ACT Model

ACT (Action Chunking with Transformers) is one of the most representative models in embodied intelligence: it is not the biggest or newest foundation model, but it made action chunking into a clear paradigm, which is why it still matters for understanding later VLA action heads, generative policies, and low-cost bimanual manipulation.

This note treats ACT not as "a subsection inside imitation learning," but as a model-level milestone: what problem it solved, why it mattered in 2023, and how it relates to Diffusion Policy, OpenVLA, and pi0.

Related notes: Model Roadmap | Imitation Learning | VLA Models | Open-Source Model Summary | Teleoperation and Data Collection

1. What ACT Is and Why It Deserves Its Own Page

One-sentence definition:

Instead of predicting a single action for the current step, ACT predicts a short future action chunk and executes it with temporal smoothing.

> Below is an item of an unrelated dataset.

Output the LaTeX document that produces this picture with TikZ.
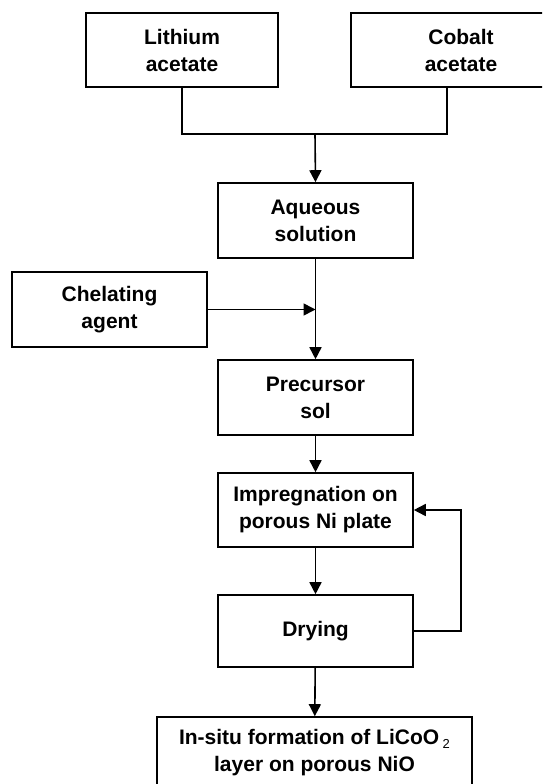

Formally, it rewrites classic behavioral cloning from

\[ \pi(o_t) \rightarrow a_t \]

to

\[ \pi(o_t, s_t) \rightarrow \hat{\mathbf{a}}_{t:t+H-1} \]

where:

\(o_t\) is the visual observation
\(s_t\) is the robot state
\(H\) is the chunk horizon
the output is a sequence of future actions rather than one action

It deserves a standalone note for three reasons:

Its historical position is unusual: it is the bridge from classic imitation learning to chunk-based policies.
Its engineering value is strong: few demonstrations, low-cost hardware, and bimanual precision tasks still make it highly reproducible.
It influenced later model design: many later VLA, tokenized-action, and fast-inference lines keep the same "predict a chunk, not a single step" intuition.

2. Problem Setting

ACT was built for a very specific but difficult class of problems:

fine-grained bimanual manipulation
few demonstrations
low-cost hardware, especially ALOHA-style bimanual teleoperation
high-frequency control with temporal consistency

The main weaknesses of standard single-step BC are:

Problem	Manifestation
Single-step jitter	Each action is predicted independently, making trajectories noisy
Multimodality	Multiple valid action paths may exist for the same observation
Long-horizon accumulation	Small step errors snowball over time
Hard bimanual coordination	The two arms need both temporal continuity and spatial synchronization

ACT answers with:

CVAE for multimodality
action chunking for short-horizon prediction
temporal ensembling for smoothing overlapping predictions

3. Core Ideas

3.1 Action Chunking

Instead of predicting only \(a_t\), ACT predicts a short-horizon action block:

\[ \hat{\mathbf{a}}_{t:t+H-1} = \left(\hat{a}_t, \hat{a}_{t+1}, \ldots, \hat{a}_{t+H-1}\right) \]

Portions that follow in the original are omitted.